→ LISTED RECORDS
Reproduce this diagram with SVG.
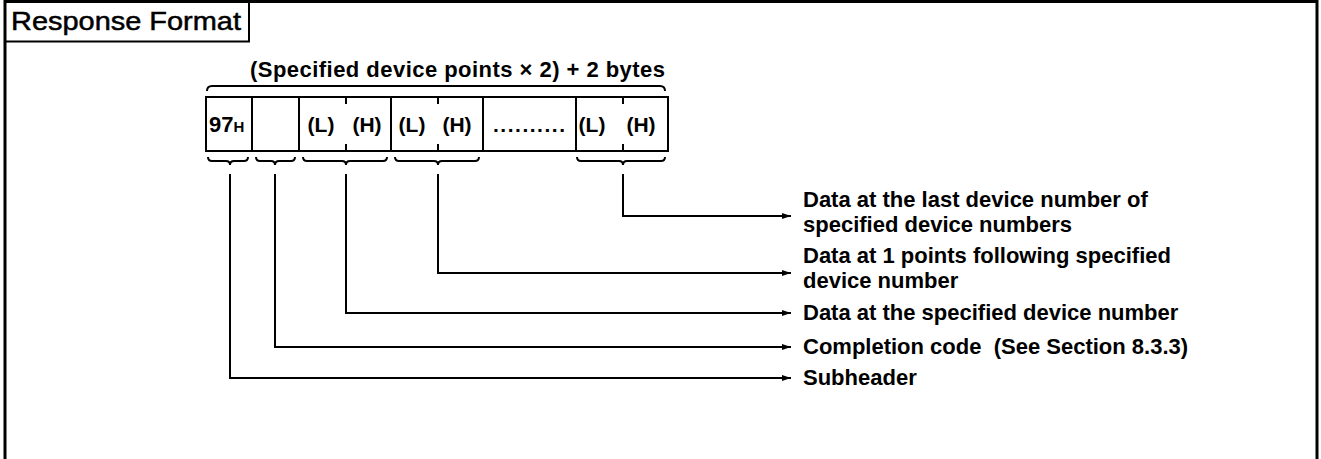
<svg xmlns="http://www.w3.org/2000/svg" width="1321" height="459" viewBox="0 0 1321 459">
<style>
.ln{fill:none;stroke:#000;stroke-width:2}
.fr{fill:none;stroke:#000;stroke-width:3}
.t{font-family:"Liberation Sans",Arial,sans-serif;font-weight:bold;font-size:22px;fill:#000}
.c{font-family:"Liberation Sans",Arial,sans-serif;font-weight:bold;font-size:21px;fill:#000;text-anchor:middle}
.h{font-family:"Liberation Sans",Arial,sans-serif;font-size:26px;fill:#000;stroke:#000;stroke-width:0.5}
</style>
<defs>
<marker id="ah" markerUnits="userSpaceOnUse" markerWidth="10" markerHeight="8" refX="9" refY="4" orient="auto">
<path d="M0,1 L9,4 L0,7 z" fill="#000"/>
</marker>
</defs>
<rect width="1321" height="459" fill="#fff"/>
<g id="frame">
<path class="fr" d="M5,459 L5,1.5 L1317,1.5 L1317,459"/>
<rect class="ln" x="5" y="1.5" width="244" height="40"/>
<text class="h" x="11" y="30" textLength="230" lengthAdjust="spacingAndGlyphs">Response Format</text>
</g>
<g id="size-label">
<path class="ln" d="M207,91 Q207,86 212,86 L660,86 Q665,86 665,91"/>
<text class="t" x="250" y="77" textLength="415" lengthAdjust="spacing">(Specified device points × 2) + 2 bytes</text>
</g>
<g id="frame-cells">
<rect class="ln" x="206" y="97" width="462" height="54"/>
<path class="ln" d="M252,97 V151 M299,97 V151 M391,97 V151 M483,97 V151 M576,97 V151"/>
<path class="ln" d="M346,97 V104 M346,144 V151 M438,97 V104 M438,144 V151 M623,97 V104 M623,144 V151"/>
<text class="t" x="209" y="132" font-size="21">97<tspan font-size="15">H</tspan></text>
<text class="c" x="321" y="132">(L)</text>
<text class="c" x="367" y="132">(H)</text>
<text class="c" x="412" y="132">(L)</text>
<text class="c" x="457" y="132">(H)</text>
<text class="c" x="529" y="132" textLength="72" lengthAdjust="spacing">..........</text>
<text class="c" x="592" y="132">(L)</text>
<text class="c" x="641" y="132">(H)</text>
</g>
<g id="braces">
<path class="ln" d="M208,157 Q208,161 212,161 L226,161 Q230,161 230,165 Q230,161 234,161 L244,161 Q248,161 248,157"/>
<path class="ln" d="M256,157 Q256,161 260,161 L271,161 Q275,161 275,165 Q275,161 279,161 L291,161 Q295,161 295,157"/>
<path class="ln" d="M303,157 Q303,161 307,161 L342,161 Q346,161 346,165 Q346,161 350,161 L383,161 Q387,161 387,157"/>
<path class="ln" d="M395,157 Q395,161 399,161 L434,161 Q438,161 438,165 Q438,161 442,161 L475,161 Q479,161 479,157"/>
<path class="ln" d="M577,157 Q577,161 581,161 L619,161 Q623,161 623,165 Q623,161 627,161 L661,161 Q665,161 665,157"/>
</g>
<g id="connectors">
<path class="ln" d="M623,174 V216 H791" marker-end="url(#ah)"/>
<path class="ln" d="M438,174 V273 H791" marker-end="url(#ah)"/>
<path class="ln" d="M346,174 V313 H791" marker-end="url(#ah)"/>
<path class="ln" d="M275,174 V347 H791" marker-end="url(#ah)"/>
<path class="ln" d="M230,174 V378 H791" marker-end="url(#ah)"/>
</g>
<g id="label-last">
<text class="t" x="803" y="207">Data at the last device number of</text>
<text class="t" x="803" y="232">specified device numbers</text>
</g>
<g id="label-next">
<text class="t" x="803" y="263">Data at 1 points following specified</text>
<text class="t" x="803" y="288">device number</text>
</g>
<g id="label-specified">
<text class="t" x="803" y="320">Data at the specified device number</text>
</g>
<g id="label-completion">
<text class="t" x="803" y="354" xml:space="preserve">Completion code  (See Section 8.3.3)</text>
</g>
<g id="label-subheader">
<text class="t" x="803" y="385">Subheader</text>
</g>
</svg>
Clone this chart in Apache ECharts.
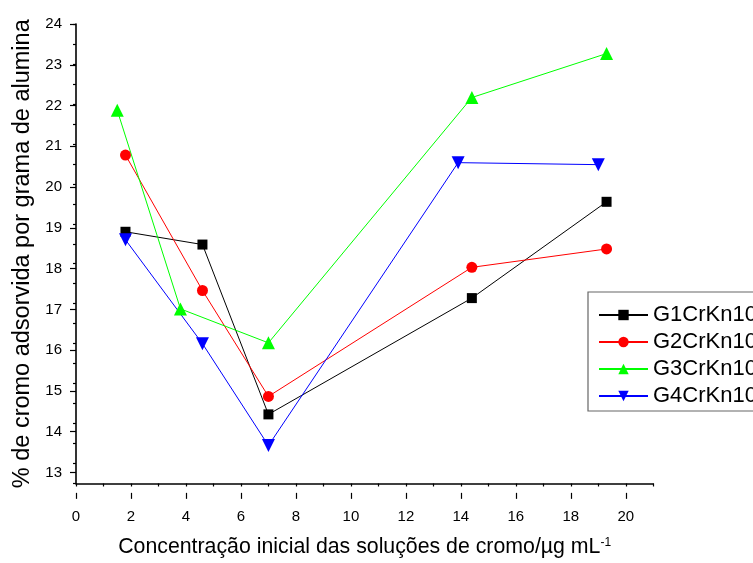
<!DOCTYPE html>
<html>
<head>
<meta charset="utf-8">
<script src="https://cdn.jsdelivr.net/npm/echarts@6/dist/echarts.min.js"></script>
<style>
html,body{margin:0;padding:0;background:#fff;}
#chart{width:753px;height:563px;}
</style>
</head>
<body>
<div id="chart"></div>
<script>
// ---- data ----
const seriesNames = ['G1CrKn10', 'G2CrKn10', 'G3CrKn10', 'G4CrKn10'];
const g1X = [1.8, 4.6, 7.0, 14.4, 19.3];
const g1Y = [18.8, 18.48, 14.23, 17.14, 19.55];
const g2X = [1.8, 4.6, 7.0, 14.4, 19.3];
const g2Y = [20.72, 17.33, 14.68, 17.91, 18.37];
const g3X = [1.5, 3.8, 7.0, 14.4, 19.3];
const g3Y = [21.84, 16.87, 16.02, 22.16, 23.26];
const g4X = [1.8, 4.6, 7.0, 13.9, 19.0];
const g4Y = [18.6, 16.0, 13.45, 20.53, 20.48];
const xTicks = [0, 2, 4, 6, 8, 10, 12, 14, 16, 18, 20];
const yTicks = [13, 14, 15, 16, 17, 18, 19, 20, 21, 22, 23, 24];

const xTitle = 'Concentração inicial das soluções de cromo/µg mL';
const xTitleSup = '-1';
const yTitle = '% de cromo adsorvida por grama de alumina';

// ---- layout ----
const L = 76, T = 24;
const pxX = 27.49, pxY = 40.77;
const xMin = 0, xMax = 21, yMin = 12.5, yMax = 24;
const font = 'Liberation Sans, Arial, Helvetica, sans-serif';

const pair = (xs, ys) => xs.map((x, i) => [x, ys[i]]);

const chart = echarts.init(document.getElementById('chart'), null, {renderer: 'canvas'});
const axisColor = '#000';

const option = {
  backgroundColor: '#fff',
  animation: false,
  textStyle: {fontFamily: font},
  grid: [
    {left: L, top: T, width: (xMax - xMin) * pxX, height: (yMax - yMin) * pxY},
    {left: L, top: T, width: (xTicks[xTicks.length-1] - xTicks[0]) * pxX, height: (yTicks[yTicks.length-1] - yTicks[0]) * pxY}
  ],
  xAxis: [
    {
      type: 'value', gridIndex: 0, min: xMin, max: xMax, interval: 1,
      axisLine: {show: true, lineStyle: {color: axisColor, width: 1.6}},
      axisTick: {show: true, length: 3, lineStyle: {color: axisColor, width: 1.2}},
      axisLabel: {show: false},
      splitLine: {show: false},
      name: '{a|' + xTitle + '}{s|' + xTitleSup + '}',
      nameLocation: 'middle', nameGap: 53,
      nameTextStyle: {
        rich: {
          a: {fontSize: 21.3, fontFamily: font, color: '#000'},
          s: {fontSize: 12, fontFamily: font, color: '#000', verticalAlign: 'top', padding: [0, 0, 10, 0]}
        }
      }
    },
    {
      type: 'value', gridIndex: 1, min: xTicks[0], max: xTicks[xTicks.length-1], interval: 2,
      offset: (13 - yMin) * pxY,
      axisLine: {show: false},
      axisTick: {show: true, length: 6, lineStyle: {color: axisColor, width: 1.2}},
      axisLabel: {show: true, fontSize: 15, color: '#000', margin: 17, fontFamily: font},
      splitLine: {show: false}
    }
  ],
  yAxis: [
    {
      type: 'value', gridIndex: 0, min: yMin, max: yMax, interval: 0.5,
      axisLine: {show: true, lineStyle: {color: axisColor, width: 1.6}},
      axisTick: {show: true, length: 3, lineStyle: {color: axisColor, width: 1.2}},
      axisLabel: {show: false},
      splitLine: {show: false},
      name: yTitle, nameLocation: 'middle', nameGap: 41,
      nameTextStyle: {fontSize: 23.5, color: '#000', fontFamily: font}
    },
    {
      type: 'value', gridIndex: 1, min: yTicks[0], max: yTicks[yTicks.length-1], interval: 1,
      axisLine: {show: false},
      axisTick: {show: true, length: 6, lineStyle: {color: axisColor, width: 1.2}},
      axisLabel: {show: true, fontSize: 15, color: '#000', margin: 14, fontFamily: font},
      splitLine: {show: false}
    }
  ],
  legend: {
    orient: 'vertical', left: 588, top: 292,
    data: seriesNames,
    itemWidth: 49, itemHeight: 13, itemGap: 5,
    padding: [12, 12, 4, 10],
    borderColor: '#666', borderWidth: 1.2,
    textStyle: {fontSize: 22, color: '#000', fontFamily: font}
  },
  series: [
    {name: seriesNames[0], type: 'line', xAxisIndex: 0, yAxisIndex: 0, data: pair(g1X, g1Y),
     symbol: 'rect', symbolSize: 10, color: '#000', lineStyle: {width: 1, color: '#000'}, itemStyle: {color: '#000'}},
    {name: seriesNames[1], type: 'line', xAxisIndex: 0, yAxisIndex: 0, data: pair(g2X, g2Y),
     symbol: 'circle', symbolSize: 11, color: '#ff0000', lineStyle: {width: 1, color: '#ff0000'}, itemStyle: {color: '#ff0000'}},
    {name: seriesNames[2], type: 'line', xAxisIndex: 0, yAxisIndex: 0, data: pair(g3X, g3Y),
     symbol: 'triangle', symbolSize: 13, color: '#00ff00', lineStyle: {width: 1, color: '#00ff00'}, itemStyle: {color: '#00ff00'}},
    {name: seriesNames[3], type: 'line', xAxisIndex: 0, yAxisIndex: 0, data: pair(g4X, g4Y),
     symbol: 'triangle', symbolRotate: 180, symbolSize: 13, color: '#0000ff', lineStyle: {width: 1, color: '#0000ff'}, itemStyle: {color: '#0000ff'}}
  ]
};
chart.setOption(option);
</script>
</body>
</html>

→ EXERCISE DESCRIPTION
All lines above from the one containing "Clone this chart in Apache ECharts." through the one containing "const axisColor = '#000';" are to be quoted exactly, and only those; pictures are left out.

→ EXERCISE RESPONSE
Clone this chart in Apache ECharts.
<!DOCTYPE html>
<html>
<head>
<meta charset="utf-8">
<script src="https://cdn.jsdelivr.net/npm/echarts@6/dist/echarts.min.js"></script>
<style>
html,body{margin:0;padding:0;background:#fff;}
#chart{width:753px;height:563px;}
</style>
</head>
<body>
<div id="chart"></div>
<script>
// ---- data ----
const seriesNames = ['G1CrKn10', 'G2CrKn10', 'G3CrKn10', 'G4CrKn10'];
const g1X = [1.8, 4.6, 7.0, 14.4, 19.3];
const g1Y = [18.8, 18.48, 14.23, 17.14, 19.55];
const g2X = [1.8, 4.6, 7.0, 14.4, 19.3];
const g2Y = [20.72, 17.33, 14.68, 17.91, 18.37];
const g3X = [1.5, 3.8, 7.0, 14.4, 19.3];
const g3Y = [21.84, 16.87, 16.02, 22.16, 23.26];
const g4X = [1.8, 4.6, 7.0, 13.9, 19.0];
const g4Y = [18.6, 16.0, 13.45, 20.53, 20.48];
const xTicks = [0, 2, 4, 6, 8, 10, 12, 14, 16, 18, 20];
const yTicks = [13, 14, 15, 16, 17, 18, 19, 20, 21, 22, 23, 24];

const xTitle = 'Concentração inicial das soluções de cromo/µg mL';
const xTitleSup = '-1';
const yTitle = '% de cromo adsorvida por grama de alumina';

// ---- layout ----
const L = 76, T = 24;
const pxX = 27.49, pxY = 40.77;
const xMin = 0, xMax = 21, yMin = 12.5, yMax = 24;
const font = 'Liberation Sans, Arial, Helvetica, sans-serif';

const pair = (xs, ys) => xs.map((x, i) => [x, ys[i]]);

const chart = echarts.init(document.getElementById('chart'), null, {renderer: 'canvas'});
const axisColor = '#000';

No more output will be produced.